[Recorded data]
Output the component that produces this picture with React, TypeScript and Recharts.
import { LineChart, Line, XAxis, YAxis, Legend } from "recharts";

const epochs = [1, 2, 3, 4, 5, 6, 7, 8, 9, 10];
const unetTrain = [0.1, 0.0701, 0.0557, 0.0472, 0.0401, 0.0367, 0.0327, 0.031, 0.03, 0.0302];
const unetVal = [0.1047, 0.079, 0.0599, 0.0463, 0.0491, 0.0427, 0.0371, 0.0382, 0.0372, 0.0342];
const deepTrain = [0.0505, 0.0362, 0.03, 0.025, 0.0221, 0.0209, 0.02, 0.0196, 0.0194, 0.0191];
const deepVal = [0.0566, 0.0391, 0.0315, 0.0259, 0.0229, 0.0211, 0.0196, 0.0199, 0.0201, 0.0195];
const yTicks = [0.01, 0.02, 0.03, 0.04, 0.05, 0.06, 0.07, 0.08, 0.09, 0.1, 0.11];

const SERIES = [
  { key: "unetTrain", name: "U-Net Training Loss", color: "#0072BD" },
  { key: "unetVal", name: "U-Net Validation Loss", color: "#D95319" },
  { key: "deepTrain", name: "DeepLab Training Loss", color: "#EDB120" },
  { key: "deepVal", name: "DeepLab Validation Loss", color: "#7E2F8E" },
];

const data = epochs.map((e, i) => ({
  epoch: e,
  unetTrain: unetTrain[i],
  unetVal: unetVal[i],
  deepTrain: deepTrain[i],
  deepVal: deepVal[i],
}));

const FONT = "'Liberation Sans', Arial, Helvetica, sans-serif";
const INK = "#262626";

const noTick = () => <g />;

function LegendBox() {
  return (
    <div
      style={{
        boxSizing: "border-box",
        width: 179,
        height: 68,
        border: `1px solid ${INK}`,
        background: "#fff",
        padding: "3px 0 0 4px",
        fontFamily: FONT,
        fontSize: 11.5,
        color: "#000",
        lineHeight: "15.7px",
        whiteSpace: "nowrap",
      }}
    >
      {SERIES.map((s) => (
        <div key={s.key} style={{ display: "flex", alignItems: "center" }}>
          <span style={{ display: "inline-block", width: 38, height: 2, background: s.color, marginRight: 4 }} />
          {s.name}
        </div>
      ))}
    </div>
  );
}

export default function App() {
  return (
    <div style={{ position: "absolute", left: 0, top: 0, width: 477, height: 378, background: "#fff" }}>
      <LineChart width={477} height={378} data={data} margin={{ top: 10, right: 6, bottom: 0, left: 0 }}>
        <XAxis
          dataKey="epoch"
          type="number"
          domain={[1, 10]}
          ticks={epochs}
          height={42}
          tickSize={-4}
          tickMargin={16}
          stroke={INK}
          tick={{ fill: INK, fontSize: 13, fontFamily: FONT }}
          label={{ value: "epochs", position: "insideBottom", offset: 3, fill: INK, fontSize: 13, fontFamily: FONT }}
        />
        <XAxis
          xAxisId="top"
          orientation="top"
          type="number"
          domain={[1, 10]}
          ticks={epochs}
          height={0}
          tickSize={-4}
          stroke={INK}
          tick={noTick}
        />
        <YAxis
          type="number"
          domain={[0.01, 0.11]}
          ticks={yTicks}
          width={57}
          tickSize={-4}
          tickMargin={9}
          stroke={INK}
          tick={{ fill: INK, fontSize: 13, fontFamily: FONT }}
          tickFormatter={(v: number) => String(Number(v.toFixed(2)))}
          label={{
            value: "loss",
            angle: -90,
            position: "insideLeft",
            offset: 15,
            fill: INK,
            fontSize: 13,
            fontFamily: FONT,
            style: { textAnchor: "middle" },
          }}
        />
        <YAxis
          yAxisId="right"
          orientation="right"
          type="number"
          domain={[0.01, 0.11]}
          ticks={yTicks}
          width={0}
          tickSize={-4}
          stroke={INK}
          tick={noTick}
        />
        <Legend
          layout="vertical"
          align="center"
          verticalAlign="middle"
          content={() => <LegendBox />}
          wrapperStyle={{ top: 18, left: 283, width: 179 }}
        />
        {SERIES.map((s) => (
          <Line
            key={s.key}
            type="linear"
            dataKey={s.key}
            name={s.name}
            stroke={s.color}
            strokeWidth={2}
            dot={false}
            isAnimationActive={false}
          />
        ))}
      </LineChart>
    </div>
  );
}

* * *

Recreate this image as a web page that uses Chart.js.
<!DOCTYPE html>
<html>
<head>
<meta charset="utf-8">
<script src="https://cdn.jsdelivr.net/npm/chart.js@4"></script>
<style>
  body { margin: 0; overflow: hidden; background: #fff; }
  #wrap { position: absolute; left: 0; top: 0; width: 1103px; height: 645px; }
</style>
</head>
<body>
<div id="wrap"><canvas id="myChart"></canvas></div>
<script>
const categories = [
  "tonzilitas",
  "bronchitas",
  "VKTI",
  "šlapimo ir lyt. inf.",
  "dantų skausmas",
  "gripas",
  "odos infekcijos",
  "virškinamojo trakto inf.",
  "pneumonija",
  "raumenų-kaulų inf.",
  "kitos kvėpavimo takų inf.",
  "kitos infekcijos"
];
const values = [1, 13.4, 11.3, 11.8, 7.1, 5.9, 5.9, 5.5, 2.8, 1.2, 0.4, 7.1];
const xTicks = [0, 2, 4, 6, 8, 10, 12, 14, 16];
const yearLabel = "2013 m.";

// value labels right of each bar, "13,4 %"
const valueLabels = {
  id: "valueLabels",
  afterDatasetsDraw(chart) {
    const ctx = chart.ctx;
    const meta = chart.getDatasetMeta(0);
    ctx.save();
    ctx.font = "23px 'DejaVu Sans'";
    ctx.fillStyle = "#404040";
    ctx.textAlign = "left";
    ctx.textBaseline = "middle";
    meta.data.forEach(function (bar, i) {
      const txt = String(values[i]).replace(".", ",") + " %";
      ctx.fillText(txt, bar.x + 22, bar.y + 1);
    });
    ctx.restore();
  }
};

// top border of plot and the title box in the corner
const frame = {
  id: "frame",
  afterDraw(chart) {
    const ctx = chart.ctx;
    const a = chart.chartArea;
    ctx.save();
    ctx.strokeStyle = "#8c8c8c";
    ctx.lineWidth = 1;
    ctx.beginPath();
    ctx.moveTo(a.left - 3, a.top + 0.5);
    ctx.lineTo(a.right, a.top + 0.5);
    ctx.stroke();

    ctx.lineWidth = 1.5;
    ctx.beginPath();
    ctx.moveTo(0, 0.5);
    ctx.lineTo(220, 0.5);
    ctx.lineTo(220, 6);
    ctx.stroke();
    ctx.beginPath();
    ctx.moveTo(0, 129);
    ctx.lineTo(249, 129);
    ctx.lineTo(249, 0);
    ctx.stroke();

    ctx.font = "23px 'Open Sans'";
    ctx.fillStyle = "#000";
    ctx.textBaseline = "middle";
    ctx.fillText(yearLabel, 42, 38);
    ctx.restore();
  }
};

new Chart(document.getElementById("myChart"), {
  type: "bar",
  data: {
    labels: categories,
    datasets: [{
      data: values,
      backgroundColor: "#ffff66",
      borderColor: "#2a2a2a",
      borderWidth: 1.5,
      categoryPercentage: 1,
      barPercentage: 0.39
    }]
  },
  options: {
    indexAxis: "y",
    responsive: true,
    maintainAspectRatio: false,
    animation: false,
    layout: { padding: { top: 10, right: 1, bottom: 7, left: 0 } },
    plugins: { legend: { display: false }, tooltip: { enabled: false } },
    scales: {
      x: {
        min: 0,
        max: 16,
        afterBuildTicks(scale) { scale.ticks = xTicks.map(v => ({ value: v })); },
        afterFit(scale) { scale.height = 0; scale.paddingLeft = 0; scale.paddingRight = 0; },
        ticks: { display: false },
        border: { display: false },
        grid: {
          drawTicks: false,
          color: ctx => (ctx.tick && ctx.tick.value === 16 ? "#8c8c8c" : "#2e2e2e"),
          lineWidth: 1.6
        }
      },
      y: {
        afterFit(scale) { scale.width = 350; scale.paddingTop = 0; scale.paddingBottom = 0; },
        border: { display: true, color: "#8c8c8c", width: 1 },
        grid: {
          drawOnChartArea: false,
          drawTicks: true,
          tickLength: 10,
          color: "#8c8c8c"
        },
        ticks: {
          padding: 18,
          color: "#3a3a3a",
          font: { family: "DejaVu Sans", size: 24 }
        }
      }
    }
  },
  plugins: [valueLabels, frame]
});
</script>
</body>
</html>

**Brief**
Retype, word for word, every line from the line with "Output the component" to the line with "0.09, 0.1, 0.11];", inclusive. Add nothing.

**Correct answer**
Output the component that produces this picture with React, TypeScript and Recharts.
import { LineChart, Line, XAxis, YAxis, Legend } from "recharts";

const epochs = [1, 2, 3, 4, 5, 6, 7, 8, 9, 10];
const unetTrain = [0.1, 0.0701, 0.0557, 0.0472, 0.0401, 0.0367, 0.0327, 0.031, 0.03, 0.0302];
const unetVal = [0.1047, 0.079, 0.0599, 0.0463, 0.0491, 0.0427, 0.0371, 0.0382, 0.0372, 0.0342];
const deepTrain = [0.0505, 0.0362, 0.03, 0.025, 0.0221, 0.0209, 0.02, 0.0196, 0.0194, 0.0191];
const deepVal = [0.0566, 0.0391, 0.0315, 0.0259, 0.0229, 0.0211, 0.0196, 0.0199, 0.0201, 0.0195];
const yTicks = [0.01, 0.02, 0.03, 0.04, 0.05, 0.06, 0.07, 0.08, 0.09, 0.1, 0.11];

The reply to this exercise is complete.